The decline of Ramlila and other such celebrations did not happen overnight. Pakistan’s Hindu population, once visible in parts of the Punjab, Sindh and Balochistan, shrank dramatically after the bloody migrations of 1947. In the west, Hindus were often blamed for political and social unrest; in the east, Muslims were profiled as the “other.”
Today, open displays of Hindu ritual in Pakistan are rare. Even symbolic gestures, a Diwali lamp lit in a public institution, can invite suspicion. At times, both the public and the authorities have reacted uneasily to such “large-heartedness,” accusing organisers of diluting Muslim cultural values or pandering to “foreign” faiths. The unease is revealing: it suggests that what we call tolerance still struggles to find steady ground.
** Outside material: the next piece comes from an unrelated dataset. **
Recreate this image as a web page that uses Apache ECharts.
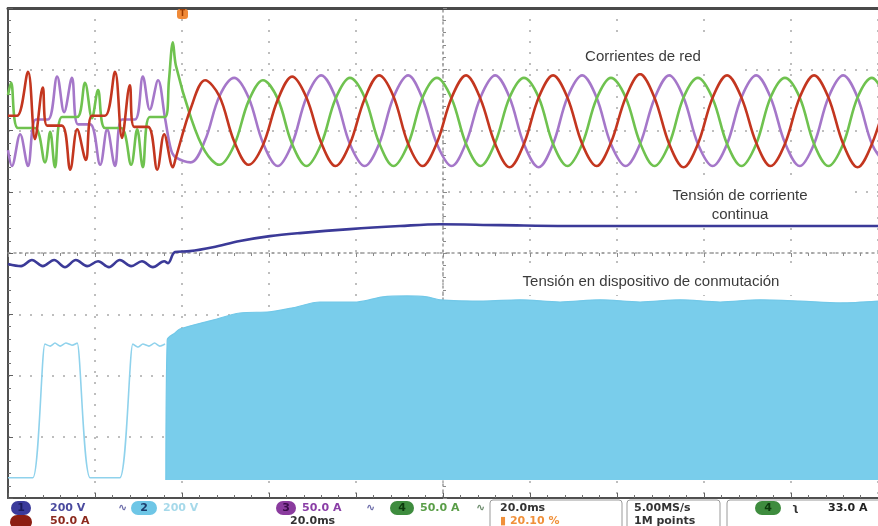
<!DOCTYPE html>
<html><head><meta charset="utf-8">
<script src="https://cdn.jsdelivr.net/npm/echarts@6/dist/echarts.min.js"></script>
<style>html,body{margin:0;padding:0;background:#fff}#c{width:878px;height:526px}</style>
</head><body><div id="c"></div>
<script>
// ---- time axis (ms), 20 ms/div, 10 divisions ----
const timeRange = [0, 200];
const triggerAt = 40;

// ---- phase currents before the converter starts (t ms, A) ----
const redStart = [[0,4],[2.1,4],[4.6,40],[6.2,-15],[8.0,27],[9.0,-4],[12.4,-4],[14.3,-40],[15.9,-7],[17.9,-32],[19.3,4],[22.3,4],[24.6,40],[26.2,-14],[28.0,29],[29.0,-5],[32.2,-5],[34.3,-40],[35.9,-11],[37.9,-38]];
const purpleStart = [[0,-24],[0.9,-37],[2.8,-11],[4.6,-37],[6.4,1],[9.2,1],[11.3,36],[12.9,7],[14.7,35],[16.1,-3],[18.9,-3],[21.2,-36],[22.8,-7],[24.6,-37],[26.2,1],[29.2,1],[31.0,36],[32.6,9],[34.5,33],[36.1,2],[37.5,-24]];
const greenStart = [[0,21],[0.7,31],[2.3,-6],[6.2,-6],[8.5,-34],[9.7,-9],[10.8,-38],[12.4,3],[15.9,3],[17.7,31],[19.3,2],[20.7,25],[22.3,-6],[26.0,-6],[28.3,-36],[29.7,-7],[31.0,-38],[32.6,3],[36.1,3],[37.0,33],[37.9,64]];

// ---- phase currents after start (shared time samples, ms) ----
const tMain = [38.6,42.0,45.3,48.6,52.0,55.3,58.6,62.0,65.3,68.6,72.0,75.3,78.6,82.0,85.3,88.6,92.0,95.3,98.6,102.0,105.3,108.6,112.0,115.3,118.6,122.0,125.3,128.6,132.0,135.3,138.6,142.0,145.3,148.6,152.0,155.3,158.6,162.0,165.3,168.6,172.0,175.3,178.6,182.0,185.3,188.6,192.0,195.3,198.6,202.0];
const redMain = [-30,10,33,20,-17,-36, -20,17,36,19,-18,-37, -19,18,37,20,-19,-37, -18,19,37,18,-19,-38, -19,19,37,19,-19,-37, -18,19,38,19,-19,-38, -19,19,37,19,-18,-37, -19,19,37,19,-19,-38, -19,19];
const greenMain = [45,3,-25,-36,-20,16, 33,18,-19,-37,-19,18, 35,19,-18,-37,-19,19, 35,18,-19,-37,-18,19, 35,19,-19,-37,-19,18, 35,19,-18,-37,-19,19, 35,18,-19,-37,-19,19, 35,19,-19,-37,-19,19, 35,18];
const purpleMain = [-30,-34,-16,20,35,19, -18,-37,-19,19,37,19, -19,-37,-19,19,37,18, -19,-37,-18,19,37,19, -19,-38,-19,19,37,19, -19,-37,-19,18,37,19, -19,-37,-19,19,37,19, -18,-37,-19,19,37,19, -19,-37];

// ---- DC link voltage (t ms, V) ----
const dcVoltage = [[0,562],[3.0,555],[5.5,575],[8.0,555],[10.6,575],[13.1,552],[15.6,575],[18.2,555],[20.7,571],[23.2,552],[25.7,575],[28.3,555],[30.8,571],[33.3,552],[35.9,571],[36.8,565],[38.4,601],[41.8,604],[47.1,617],[53.3,637],[60.2,653],[67.1,663],[78.6,676],[90.1,686],[99.3,692],[113.1,689],[136.1,686],[159.1,686],[182.1,686],[200,686]];

// ---- switching device voltage (t ms, V) ----
const switchTrace = [[0,7],[5.7,7],[8.5,444],[9.7,437],[10.8,447],[12.0,437],[13.3,447],[14.7,440],[15.9,447],[18.9,7],[25.7,7],[28.7,444],[29.9,434],[31.0,444],[32.4,437],[33.7,447],[34.9,437],[36.1,444]];
const switchEnvelope = [[36.3,0],[36.6,457],[38.4,480],[39.5,493],[47.1,522],[53.3,545],[60.2,549],[65.5,562],[71.7,581],[80.2,581],[86.2,598],[91.7,601],[96.3,598],[99.3,588],[109.2,584],[117.7,588],[126.9,581],[136.1,588],[145.3,581],[154.5,588],[163.7,581],[172.9,588],[182.1,584],[191.3,578],[200,584]];

// ---- channel scales (value range shown on screen, 8 divisions) ----
const currentRange = [-308, 92];   // 50 A/div
const dcRange = [-202, 1398];      // 200 V/div
const switchRange = [-59, 1541];   // 200 V/div

// ---- labels ----
const labelCurrents = 'Corrientes de red';
const labelDC = 'Tensión de corriente\ncontinua';
const labelSwitch = 'Tensión en dispositivo de conmutación';

function zip(t, v) { return t.map((x, i) => [x, v[i]]); }

const chart = echarts.init(document.getElementById('c'), null, {renderer: 'canvas'});

const dotted = {color: '#a9a9a9', type: [2, 9], width: 1.5};
const hidden = {show: false};

const lineSeries = (name, yi, data, color, width, smooth, z) => ({
  name, type: 'line', xAxisIndex: 0, yAxisIndex: yi, data,
  symbol: 'none', showSymbol: false, smooth: smooth, animation: false, z: z,
  lineStyle: {color: color, width: width}
});

const option = {
  backgroundColor: '#ffffff',
  animation: false,
  grid: {left: 8, right: 0, top: 8, bottom: 28, outerBoundsMode: 'none', containLabel: false},
  xAxis: [
    {type: 'value', min: timeRange[0], max: timeRange[1], interval: 20, position: 'bottom',
     axisLine: {show: true, onZero: false, lineStyle: {color: '#505050', width: 2}},
     axisTick: {show: true, inside: true, length: 5, lineStyle: {color: '#606060'}},
     minorTick: {show: true, splitNumber: 5, length: 3, lineStyle: {color: '#707070'}},
     splitLine: {show: true, lineStyle: dotted}, axisLabel: hidden},
    {type: 'value', min: -5, max: 5, interval: 1,
     axisLine: {show: true, onZero: true, onZeroAxisIndex: 0, lineStyle: {color: '#9a9a9a', type: [2, 4], width: 1.5}},
     axisTick: {show: true, inside: true, length: 4, lineStyle: {color: '#8a8a8a'}},
     minorTick: {show: true, splitNumber: 5, length: 3, lineStyle: {color: '#8a8a8a'}},
     splitLine: hidden, axisLabel: hidden},
    {type: 'value', min: 0, max: 1, position: 'top',
     axisLine: {show: true, onZero: false, lineStyle: {color: '#4a4a4a', width: 3}},
     axisTick: hidden, splitLine: hidden, axisLabel: hidden}
  ],
  yAxis: [
    {type: 'value', min: -4, max: 4, interval: 1, position: 'left',
     axisLine: {show: true, onZero: true, onZeroAxisIndex: 1, lineStyle: {color: '#9a9a9a', type: [2, 4], width: 1.5}},
     axisTick: {show: true, inside: true, length: 4, lineStyle: {color: '#8a8a8a'}},
     minorTick: {show: true, splitNumber: 5, length: 3, lineStyle: {color: '#8a8a8a'}},
     splitLine: {show: true, lineStyle: dotted}, axisLabel: hidden},
    {type: 'value', min: -4, max: 4, interval: 1, position: 'left',
     axisLine: {show: true, onZero: false, lineStyle: {color: '#505050', width: 2}},
     axisTick: {show: true, inside: true, length: 5, lineStyle: {color: '#606060'}},
     minorTick: {show: true, splitNumber: 5, length: 3, lineStyle: {color: '#707070'}},
     splitLine: hidden, axisLabel: hidden},
    {type: 'value', min: currentRange[0], max: currentRange[1], show: false},
    {type: 'value', min: dcRange[0], max: dcRange[1], show: false},
    {type: 'value', min: switchRange[0], max: switchRange[1], show: false}
  ],
  series: [
    lineSeries('Ch2 trace', 4, switchTrace, '#8fd2ec', 1.6, 0.2, 2),
    Object.assign(lineSeries('Ch2', 4, switchEnvelope, '#72c8e8', 1.2, 0.3, 2),
      {areaStyle: {color: '#79cdeb', opacity: 1, origin: 'auto'}}),
    lineSeries('Ch1', 3, dcVoltage, '#3b3a98', 2.6, 0.35, 3),
    lineSeries('Ch3', 2, purpleStart.concat(zip(tMain, purpleMain)), '#a577c9', 2.6, 0.35, 4),
    lineSeries('Ch4', 2, greenStart.concat(zip(tMain, greenMain)), '#6fc24f', 2.6, 0.35, 5),
    lineSeries('Ch5', 2, redStart.concat(zip(tMain, redMain)), '#c3361f', 2.6, 0.35, 6)
  ]
};
chart.setOption(option);

// ---- annotations and status bar ----
const labelFont = '15px "Liberation Sans", Arial, sans-serif';
const barFont = 'bold 11px "DejaVu Sans", sans-serif';
const g = [];
function box(x, y, w, h, fill, stroke, r) {
  g.push({type: 'rect', z: 50, shape: {x, y, width: w, height: h, r: r || 0},
          style: {fill: fill, stroke: stroke || null, lineWidth: 1}});
}
function txt(x, y, s, color, font, align) {
  g.push({type: 'text', z: 51, x: x, y: y,
          style: {text: s, fill: color, font: font, align: align || 'left', verticalAlign: 'middle', lineHeight: 19}});
}
// labels
box(572, 40, 170, 33, '#ffffff');
txt(643, 57, labelCurrents, '#3b3b3b', labelFont, 'center');
box(642, 183, 208, 39, '#ffffff');
txt(740, 205, labelDC, '#3b3b3b', labelFont, 'center');
box(460, 267, 382, 28, '#ffffff');
txt(651, 282, labelSwitch, '#3b3b3b', labelFont, 'center');

// trigger marker
const tx = chart.convertToPixel({xAxisIndex: 0}, triggerAt);
box(tx - 5, 9, 11, 10, '#f08a38', null, 3);
txt(tx + 0.5, 14, 'T', '#9a3a00', 'bold 8px "DejaVu Sans"', 'center');

// status bar row 1
box(11, 501, 20, 14, '#3b3b9b', null, 7);
txt(21, 508, '1', '#1c1c5c', barFont, 'center');
txt(50, 508, '200 V', '#4a4a9e', barFont);
txt(118, 508, '∿', '#6a6aa8', barFont);
box(131, 501, 26, 14, '#6ec6e6', null, 7);
txt(144, 508, '2', '#1c3c6c', barFont, 'center');
txt(163, 508, '200 V', '#a6d9ea', barFont);
box(276, 501, 20, 14, '#8a3b9e', null, 7);
txt(286, 508, '3', '#3a0c4a', barFont, 'center');
txt(302, 508, '50.0 A', '#8a3ea6', barFont);
txt(366, 508, '∿', '#6a6aa8', barFont);
box(390, 501, 24, 14, '#3e8c3e', null, 7);
txt(402, 508, '4', '#0c3a0c', barFont, 'center');
txt(420, 508, '50.0 A', '#5a9e48', barFont);
txt(476, 508, '∿', '#6a8a6a', barFont);
box(490, 500, 132, 32, null, '#9a9a9a', 3);
txt(500, 508, '20.0ms', '#333333', barFont);
txt(500, 521, '▮ 20.10 %', '#f0903a', barFont);
box(627, 500, 93, 32, null, '#9a9a9a', 3);
txt(634, 508, '5.00MS/s', '#333333', barFont);
txt(634, 521, '1M points', '#333333', barFont);
box(727, 500, 160, 32, null, '#9a9a9a', 3);
box(755, 501, 26, 14, '#3e8c3e', null, 7);
txt(768, 508, '4', '#0c3a0c', barFont, 'center');
txt(792, 508, 'ʅ', '#333333', barFont);
txt(828, 508, '33.0 A', '#222222', barFont);
// status bar row 2
box(10, 515, 22, 14, '#8c1e12', null, 7);
txt(50, 521, '50.0 A', '#8c2a1e', barFont);
txt(290, 521, '20.0ms', '#333333', barFont);

chart.setOption({graphic: {elements: g}});
</script>
</body></html>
Before borders hardened, Lahore’s skyline held both mosque minarets and mandirs. Its people walked easily between them.
Yet there are small, luminous moments of acceptance. The Diwali celebration at the Governor’s House, Karachi, was one such instance. Quietly, without banners or slogans, it signalled a gentler truth, that faith need not be a border, and that Pakistan’s history, if told honestly, includes more than one light.
Like all quasi-religious forms of theatre, Ramlila was deeply participatory. The story unfolded as a procession, with scenes enacted along the way, the exile, the abduction of Sita, the battle with Ravan and the return home. The audience was part of the movement, singing, laughing and, sometimes, weeping. It was, as anthropologists might say, a kind of collective catharsis.
The structure of Ramlila has always mirrored the rhythm of other South Asian faith rituals. Muslim commemorations such as Muharram processions follow a similar path through streets and memory, merging performance with prayer. Both culminate in symbolic gestures, the immersion of effigies or the offering of tributes at riverbanks, acts that surrender the human to the divine.
The story of Ram is a web of legend, myth and philosophy. At its heart lies a tension between love and duty, exile and homecoming. Sita’s abduction by Ravan, her captivity and later separation from Ram are told again and again, not as simple morality tales, but as meditations on endurance and faith.
In the Punjab, a lesser-known local legend ties the Ramayana to the soil of Lahore. It is said that when Sita was separated from Ram, she found refuge in an ashram somewhere between Lahore and Amritsar, where she gave birth to two sons, Lava and Kusha. According to folklore, the two went on to found the twin cities of Lahore and Kasur. In Lahore Fort, the Temple of Loh still stands, though closed to the public, a faint trace of that old belief, now half-forgotten amid the city’s newer stone.
Stories like these remind us that the land once held a more layered imagination of belonging. Faith was porous, art was shared and cultural memory did not need passports. The mosques of Multan, the temples of Sindh, the shrines of Sehwan, all spoke a language of continuity.
What remains now are fragments: a park renamed, a temple sealed, a performance no longer staged. Yet, every now and then, when a Diwali diya is lit in Karachi or Umarkot, it feels as though the past leans forward a little, to whisper that we were once capable of greater generosity.
Before borders hardened, Lahore’s skyline held both mosque minarets and mandirs. Its people walked easily between them. Remembering that is not nostalgia. It is a kind of truth, one that still flickers, quietly, in the glow of forgotten lights.